**The request:** Go through the material and write it all out exactly, minus the pictures.

**Raw data:**

————

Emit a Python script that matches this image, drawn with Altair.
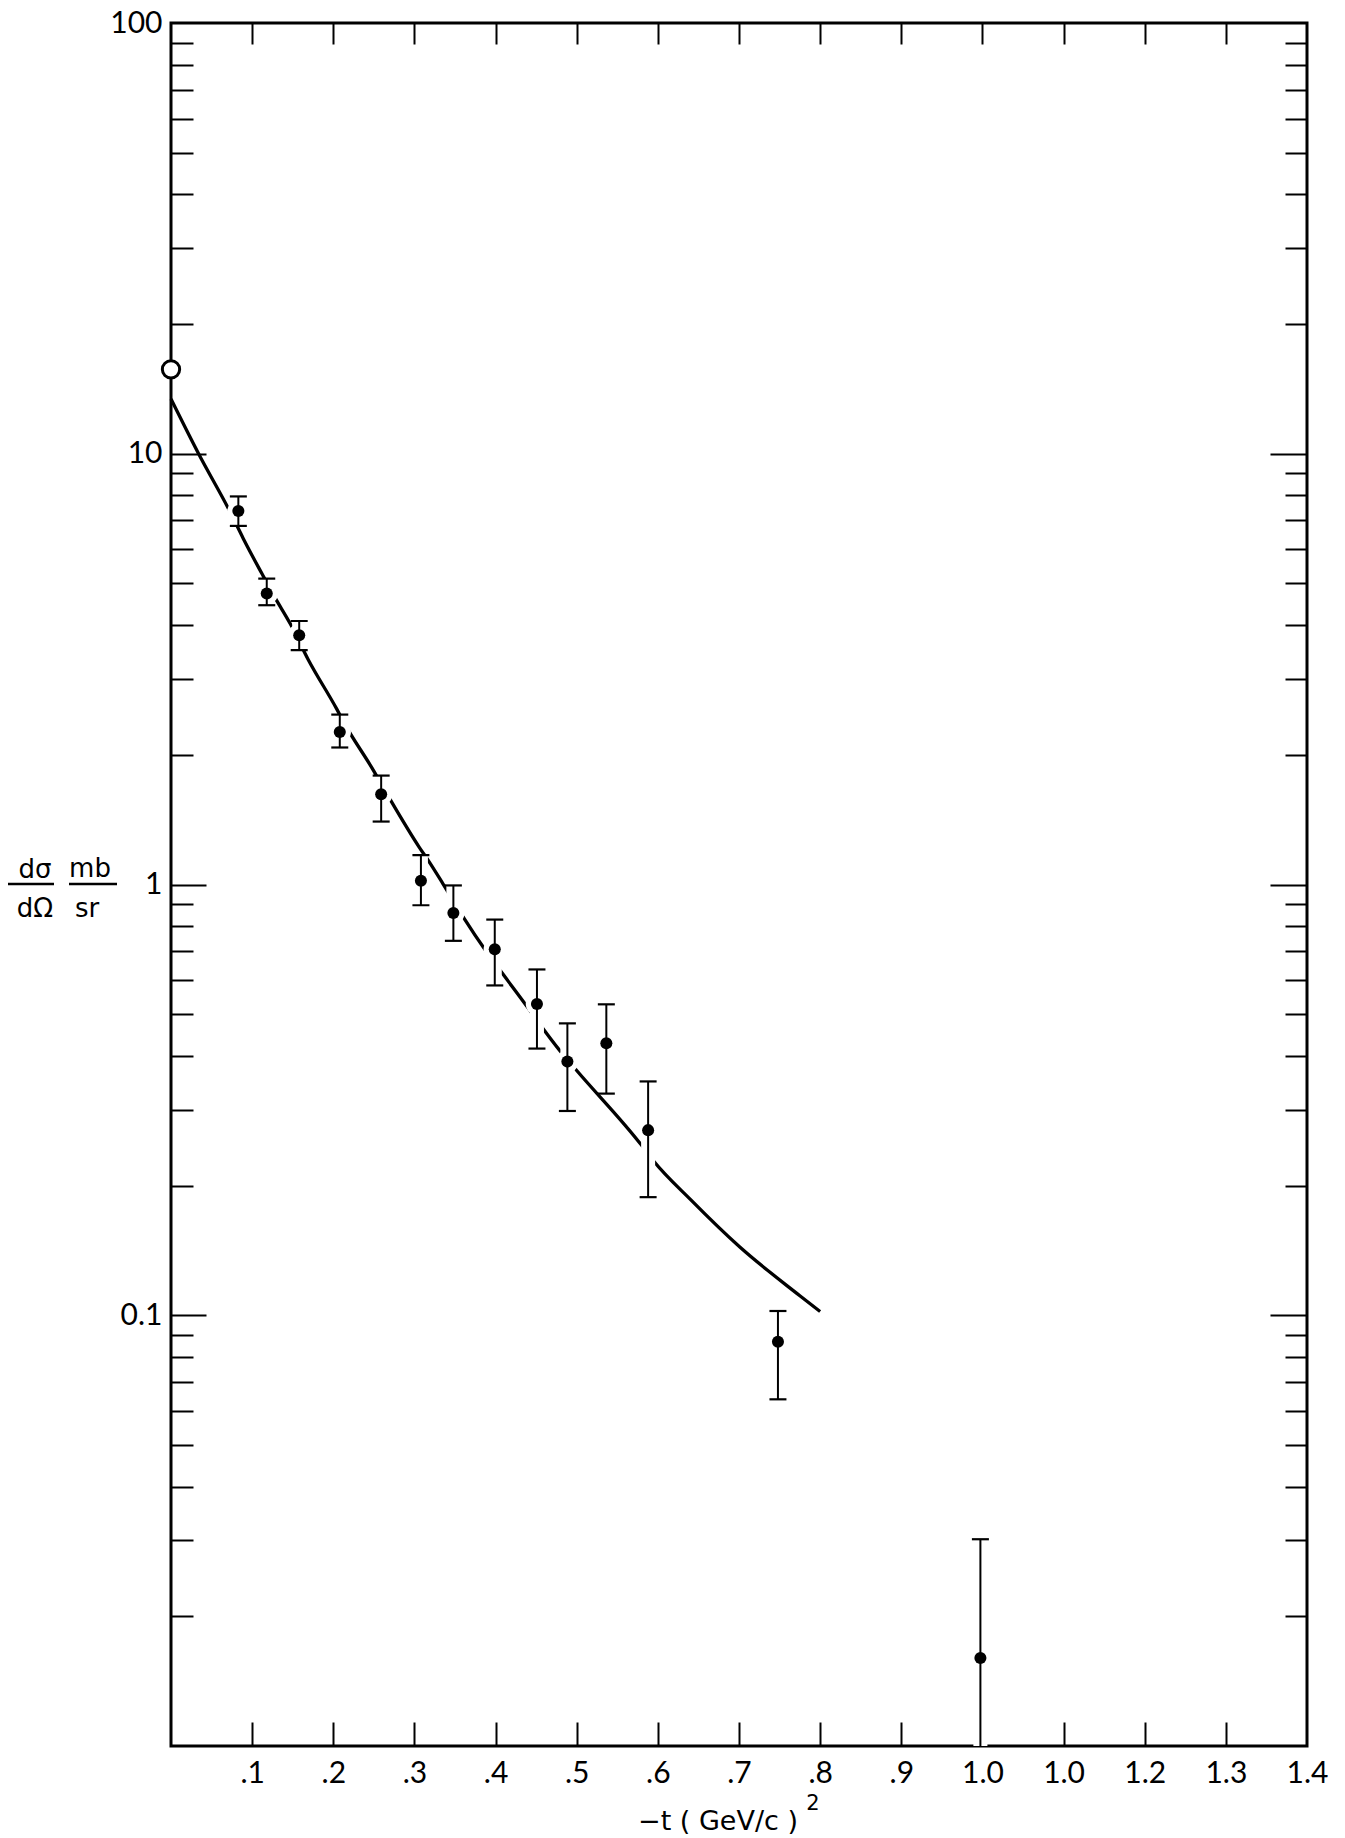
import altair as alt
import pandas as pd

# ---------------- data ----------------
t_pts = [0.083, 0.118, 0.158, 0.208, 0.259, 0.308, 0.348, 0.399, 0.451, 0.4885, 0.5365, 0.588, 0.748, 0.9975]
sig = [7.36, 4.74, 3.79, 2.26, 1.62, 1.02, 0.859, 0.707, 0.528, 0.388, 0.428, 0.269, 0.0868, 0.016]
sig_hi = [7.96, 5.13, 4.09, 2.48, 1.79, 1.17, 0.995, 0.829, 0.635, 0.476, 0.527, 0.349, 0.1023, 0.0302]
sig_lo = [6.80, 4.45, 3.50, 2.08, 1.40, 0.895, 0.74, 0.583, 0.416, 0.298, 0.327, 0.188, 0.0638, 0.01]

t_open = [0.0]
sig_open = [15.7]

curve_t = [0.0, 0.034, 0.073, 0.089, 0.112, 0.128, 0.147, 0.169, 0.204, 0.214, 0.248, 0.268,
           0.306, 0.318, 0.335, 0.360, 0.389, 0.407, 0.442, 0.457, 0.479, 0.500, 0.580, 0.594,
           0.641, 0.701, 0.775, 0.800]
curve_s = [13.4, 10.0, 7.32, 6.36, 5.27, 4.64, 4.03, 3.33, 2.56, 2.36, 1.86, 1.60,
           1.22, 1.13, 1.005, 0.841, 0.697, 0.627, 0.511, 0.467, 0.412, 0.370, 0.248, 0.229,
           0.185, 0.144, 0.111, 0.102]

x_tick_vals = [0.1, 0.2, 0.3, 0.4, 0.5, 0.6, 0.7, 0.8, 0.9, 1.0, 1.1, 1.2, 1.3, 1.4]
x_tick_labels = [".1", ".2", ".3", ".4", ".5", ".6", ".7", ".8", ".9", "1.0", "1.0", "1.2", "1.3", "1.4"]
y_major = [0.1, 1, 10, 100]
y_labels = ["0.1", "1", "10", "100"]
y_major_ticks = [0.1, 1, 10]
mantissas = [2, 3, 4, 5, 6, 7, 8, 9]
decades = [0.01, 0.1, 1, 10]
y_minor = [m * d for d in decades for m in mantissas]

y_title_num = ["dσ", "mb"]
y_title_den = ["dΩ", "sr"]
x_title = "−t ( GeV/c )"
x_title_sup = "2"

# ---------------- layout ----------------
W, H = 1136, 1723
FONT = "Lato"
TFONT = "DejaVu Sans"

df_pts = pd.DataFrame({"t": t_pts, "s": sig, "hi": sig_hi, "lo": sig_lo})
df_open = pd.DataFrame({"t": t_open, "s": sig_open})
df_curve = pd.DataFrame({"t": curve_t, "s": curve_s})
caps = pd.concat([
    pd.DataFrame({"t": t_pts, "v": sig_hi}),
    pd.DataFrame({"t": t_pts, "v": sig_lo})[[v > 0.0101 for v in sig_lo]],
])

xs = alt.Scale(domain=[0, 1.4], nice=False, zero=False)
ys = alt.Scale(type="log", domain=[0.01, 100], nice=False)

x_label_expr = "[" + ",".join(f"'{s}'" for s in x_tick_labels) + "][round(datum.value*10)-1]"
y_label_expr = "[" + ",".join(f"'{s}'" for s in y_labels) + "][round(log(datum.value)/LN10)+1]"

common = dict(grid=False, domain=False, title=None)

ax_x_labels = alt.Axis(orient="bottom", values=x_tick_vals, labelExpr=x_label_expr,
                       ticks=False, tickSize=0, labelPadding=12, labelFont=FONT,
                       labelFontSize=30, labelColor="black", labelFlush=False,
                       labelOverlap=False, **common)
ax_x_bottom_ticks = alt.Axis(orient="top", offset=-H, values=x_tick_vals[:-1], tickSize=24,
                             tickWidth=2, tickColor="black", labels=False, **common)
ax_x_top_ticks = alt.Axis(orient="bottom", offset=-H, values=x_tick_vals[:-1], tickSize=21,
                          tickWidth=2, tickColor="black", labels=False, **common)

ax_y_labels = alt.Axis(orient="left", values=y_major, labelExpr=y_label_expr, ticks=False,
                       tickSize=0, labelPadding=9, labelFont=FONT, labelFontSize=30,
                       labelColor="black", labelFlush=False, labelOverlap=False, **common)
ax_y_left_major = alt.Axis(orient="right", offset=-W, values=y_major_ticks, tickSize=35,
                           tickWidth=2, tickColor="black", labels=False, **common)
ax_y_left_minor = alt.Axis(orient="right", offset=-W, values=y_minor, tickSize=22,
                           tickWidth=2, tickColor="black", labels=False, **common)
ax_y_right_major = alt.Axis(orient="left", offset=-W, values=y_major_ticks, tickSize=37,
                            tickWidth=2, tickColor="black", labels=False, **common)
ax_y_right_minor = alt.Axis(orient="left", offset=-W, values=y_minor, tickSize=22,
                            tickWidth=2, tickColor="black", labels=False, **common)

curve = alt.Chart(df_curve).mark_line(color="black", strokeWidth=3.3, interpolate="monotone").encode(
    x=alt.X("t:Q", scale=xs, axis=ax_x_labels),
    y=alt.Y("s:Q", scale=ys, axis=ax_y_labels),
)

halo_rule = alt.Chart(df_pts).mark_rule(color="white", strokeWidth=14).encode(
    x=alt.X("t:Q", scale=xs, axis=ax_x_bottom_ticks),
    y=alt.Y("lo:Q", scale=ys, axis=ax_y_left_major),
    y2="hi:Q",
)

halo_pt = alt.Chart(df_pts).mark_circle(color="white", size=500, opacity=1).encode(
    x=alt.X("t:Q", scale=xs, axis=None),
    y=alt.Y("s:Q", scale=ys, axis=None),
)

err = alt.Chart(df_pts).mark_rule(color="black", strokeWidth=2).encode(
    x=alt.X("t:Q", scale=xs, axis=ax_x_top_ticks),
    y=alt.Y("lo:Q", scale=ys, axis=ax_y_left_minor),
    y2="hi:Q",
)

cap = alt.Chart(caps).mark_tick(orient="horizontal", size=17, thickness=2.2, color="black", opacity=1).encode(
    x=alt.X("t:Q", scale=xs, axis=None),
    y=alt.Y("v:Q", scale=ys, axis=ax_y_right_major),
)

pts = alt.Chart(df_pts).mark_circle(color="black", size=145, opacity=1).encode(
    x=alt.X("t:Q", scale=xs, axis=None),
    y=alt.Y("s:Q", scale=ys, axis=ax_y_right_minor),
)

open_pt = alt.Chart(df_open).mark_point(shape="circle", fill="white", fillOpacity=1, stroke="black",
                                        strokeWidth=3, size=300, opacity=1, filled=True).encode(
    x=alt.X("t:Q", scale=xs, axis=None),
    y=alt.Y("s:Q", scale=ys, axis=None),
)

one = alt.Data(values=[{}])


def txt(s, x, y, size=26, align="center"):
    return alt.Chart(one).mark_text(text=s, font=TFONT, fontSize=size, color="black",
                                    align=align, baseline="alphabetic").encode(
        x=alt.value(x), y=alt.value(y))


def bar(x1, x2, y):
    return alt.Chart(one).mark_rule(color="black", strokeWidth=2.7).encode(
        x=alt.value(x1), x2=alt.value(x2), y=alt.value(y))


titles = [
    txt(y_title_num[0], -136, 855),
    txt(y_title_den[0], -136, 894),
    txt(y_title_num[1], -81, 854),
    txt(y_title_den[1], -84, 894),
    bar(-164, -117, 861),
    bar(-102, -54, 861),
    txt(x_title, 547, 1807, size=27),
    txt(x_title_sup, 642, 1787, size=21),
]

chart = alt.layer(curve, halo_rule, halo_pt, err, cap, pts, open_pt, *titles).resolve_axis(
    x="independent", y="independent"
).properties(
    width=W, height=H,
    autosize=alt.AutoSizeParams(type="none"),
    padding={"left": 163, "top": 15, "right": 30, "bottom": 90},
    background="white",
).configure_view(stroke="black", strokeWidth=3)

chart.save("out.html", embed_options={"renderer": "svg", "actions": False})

————

**Reply to the task:**
Emit a Python script that matches this image, drawn with Altair.
import altair as alt
import pandas as pd

# ---------------- data ----------------
t_pts = [0.083, 0.118, 0.158, 0.208, 0.259, 0.308, 0.348, 0.399, 0.451, 0.4885, 0.5365, 0.588, 0.748, 0.9975]
sig = [7.36, 4.74, 3.79, 2.26, 1.62, 1.02, 0.859, 0.707, 0.528, 0.388, 0.428, 0.269, 0.0868, 0.016]
sig_hi = [7.96, 5.13, 4.09, 2.48, 1.79, 1.17, 0.995, 0.829, 0.635, 0.476, 0.527, 0.349, 0.1023, 0.0302]
sig_lo = [6.80, 4.45, 3.50, 2.08, 1.40, 0.895, 0.74, 0.583, 0.416, 0.298, 0.327, 0.188, 0.0638, 0.01]

t_open = [0.0]
sig_open = [15.7]

curve_t = [0.0, 0.034, 0.073, 0.089, 0.112, 0.128, 0.147, 0.169, 0.204, 0.214, 0.248, 0.268,
           0.306, 0.318, 0.335, 0.360, 0.389, 0.407, 0.442, 0.457, 0.479, 0.500, 0.580, 0.594,
           0.641, 0.701, 0.775, 0.800]
curve_s = [13.4, 10.0, 7.32, 6.36, 5.27, 4.64, 4.03, 3.33, 2.56, 2.36, 1.86, 1.60,
           1.22, 1.13, 1.005, 0.841, 0.697, 0.627, 0.511, 0.467, 0.412, 0.370, 0.248, 0.229,
           0.185, 0.144, 0.111, 0.102]

x_tick_vals = [0.1, 0.2, 0.3, 0.4, 0.5, 0.6, 0.7, 0.8, 0.9, 1.0, 1.1, 1.2, 1.3, 1.4]
x_tick_labels = [".1", ".2", ".3", ".4", ".5", ".6", ".7", ".8", ".9", "1.0", "1.0", "1.2", "1.3", "1.4"]
y_major = [0.1, 1, 10, 100]
y_labels = ["0.1", "1", "10", "100"]
y_major_ticks = [0.1, 1, 10]
mantissas = [2, 3, 4, 5, 6, 7, 8, 9]
decades = [0.01, 0.1, 1, 10]
y_minor = [m * d for d in decades for m in mantissas]

y_title_num = ["dσ", "mb"]
y_title_den = ["dΩ", "sr"]
x_title = "−t ( GeV/c )"
x_title_sup = "2"

# ---------------- layout ----------------
W, H = 1136, 1723
FONT = "Lato"
TFONT = "DejaVu Sans"

df_pts = pd.DataFrame({"t": t_pts, "s": sig, "hi": sig_hi, "lo": sig_lo})
df_open = pd.DataFrame({"t": t_open, "s": sig_open})
df_curve = pd.DataFrame({"t": curve_t, "s": curve_s})
caps = pd.concat([
    pd.DataFrame({"t": t_pts, "v": sig_hi}),
    pd.DataFrame({"t": t_pts, "v": sig_lo})[[v > 0.0101 for v in sig_lo]],
])

xs = alt.Scale(domain=[0, 1.4], nice=False, zero=False)
ys = alt.Scale(type="log", domain=[0.01, 100], nice=False)

x_label_expr = "[" + ",".join(f"'{s}'" for s in x_tick_labels) + "][round(datum.value*10)-1]"
y_label_expr = "[" + ",".join(f"'{s}'" for s in y_labels) + "][round(log(datum.value)/LN10)+1]"

common = dict(grid=False, domain=False, title=None)

ax_x_labels = alt.Axis(orient="bottom", values=x_tick_vals, labelExpr=x_label_expr,
                       ticks=False, tickSize=0, labelPadding=12, labelFont=FONT,
                       labelFontSize=30, labelColor="black", labelFlush=False,
                       labelOverlap=False, **common)
ax_x_bottom_ticks = alt.Axis(orient="top", offset=-H, values=x_tick_vals[:-1], tickSize=24,
                             tickWidth=2, tickColor="black", labels=False, **common)
ax_x_top_ticks = alt.Axis(orient="bottom", offset=-H, values=x_tick_vals[:-1], tickSize=21,
                          tickWidth=2, tickColor="black", labels=False, **common)

ax_y_labels = alt.Axis(orient="left", values=y_major, labelExpr=y_label_expr, ticks=False,
                       tickSize=0, labelPadding=9, labelFont=FONT, labelFontSize=30,
                       labelColor="black", labelFlush=False, labelOverlap=False, **common)
ax_y_left_major = alt.Axis(orient="right", offset=-W, values=y_major_ticks, tickSize=35,
                           tickWidth=2, tickColor="black", labels=False, **common)
ax_y_left_minor = alt.Axis(orient="right", offset=-W, values=y_minor, tickSize=22,
                           tickWidth=2, tickColor="black", labels=False, **common)
ax_y_right_major = alt.Axis(orient="left", offset=-W, values=y_major_ticks, tickSize=37,
                            tickWidth=2, tickColor="black", labels=False, **common)
ax_y_right_minor = alt.Axis(orient="left", offset=-W, values=y_minor, tickSize=22,
                            tickWidth=2, tickColor="black", labels=False, **common)

curve = alt.Chart(df_curve).mark_line(color="black", strokeWidth=3.3, interpolate="monotone").encode(
    x=alt.X("t:Q", scale=xs, axis=ax_x_labels),
    y=alt.Y("s:Q", scale=ys, axis=ax_y_labels),
)

halo_rule = alt.Chart(df_pts).mark_rule(color="white", strokeWidth=14).encode(
    x=alt.X("t:Q", scale=xs, axis=ax_x_bottom_ticks),
    y=alt.Y("lo:Q", scale=ys, axis=ax_y_left_major),
    y2="hi:Q",
)

halo_pt = alt.Chart(df_pts).mark_circle(color="white", size=500, opacity=1).encode(
    x=alt.X("t:Q", scale=xs, axis=None),
    y=alt.Y("s:Q", scale=ys, axis=None),
)

err = alt.Chart(df_pts).mark_rule(color="black", strokeWidth=2).encode(
    x=alt.X("t:Q", scale=xs, axis=ax_x_top_ticks),
    y=alt.Y("lo:Q", scale=ys, axis=ax_y_left_minor),
    y2="hi:Q",
)

cap = alt.Chart(caps).mark_tick(orient="horizontal", size=17, thickness=2.2, color="black", opacity=1).encode(
    x=alt.X("t:Q", scale=xs, axis=None),
    y=alt.Y("v:Q", scale=ys, axis=ax_y_right_major),
)

pts = alt.Chart(df_pts).mark_circle(color="black", size=145, opacity=1).encode(
    x=alt.X("t:Q", scale=xs, axis=None),
    y=alt.Y("s:Q", scale=ys, axis=ax_y_right_minor),
)

open_pt = alt.Chart(df_open).mark_point(shape="circle", fill="white", fillOpacity=1, stroke="black",
                                        strokeWidth=3, size=300, opacity=1, filled=True).encode(
    x=alt.X("t:Q", scale=xs, axis=None),
    y=alt.Y("s:Q", scale=ys, axis=None),
)

one = alt.Data(values=[{}])


def txt(s, x, y, size=26, align="center"):
    return alt.Chart(one).mark_text(text=s, font=TFONT, fontSize=size, color="black",
                                    align=align, baseline="alphabetic").encode(
        x=alt.value(x), y=alt.value(y))


def bar(x1, x2, y):
    return alt.Chart(one).mark_rule(color="black", strokeWidth=2.7).encode(
        x=alt.value(x1), x2=alt.value(x2), y=alt.value(y))


titles = [
    txt(y_title_num[0], -136, 855),
    txt(y_title_den[0], -136, 894),
    txt(y_title_num[1], -81, 854),
    txt(y_title_den[1], -84, 894),
    bar(-164, -117, 861),
    bar(-102, -54, 861),
    txt(x_title, 547, 1807, size=27),
    txt(x_title_sup, 642, 1787, size=21),
]

chart = alt.layer(curve, halo_rule, halo_pt, err, cap, pts, open_pt, *titles).resolve_axis(
    x="independent", y="independent"
).properties(
    width=W, height=H,
    autosize=alt.AutoSizeParams(type="none"),
    padding={"left": 163, "top": 15, "right": 30, "bottom": 90},
    background="white",
).configure_view(stroke="black", strokeWidth=3)

chart.save("out.html", embed_options={"renderer": "svg", "actions": False})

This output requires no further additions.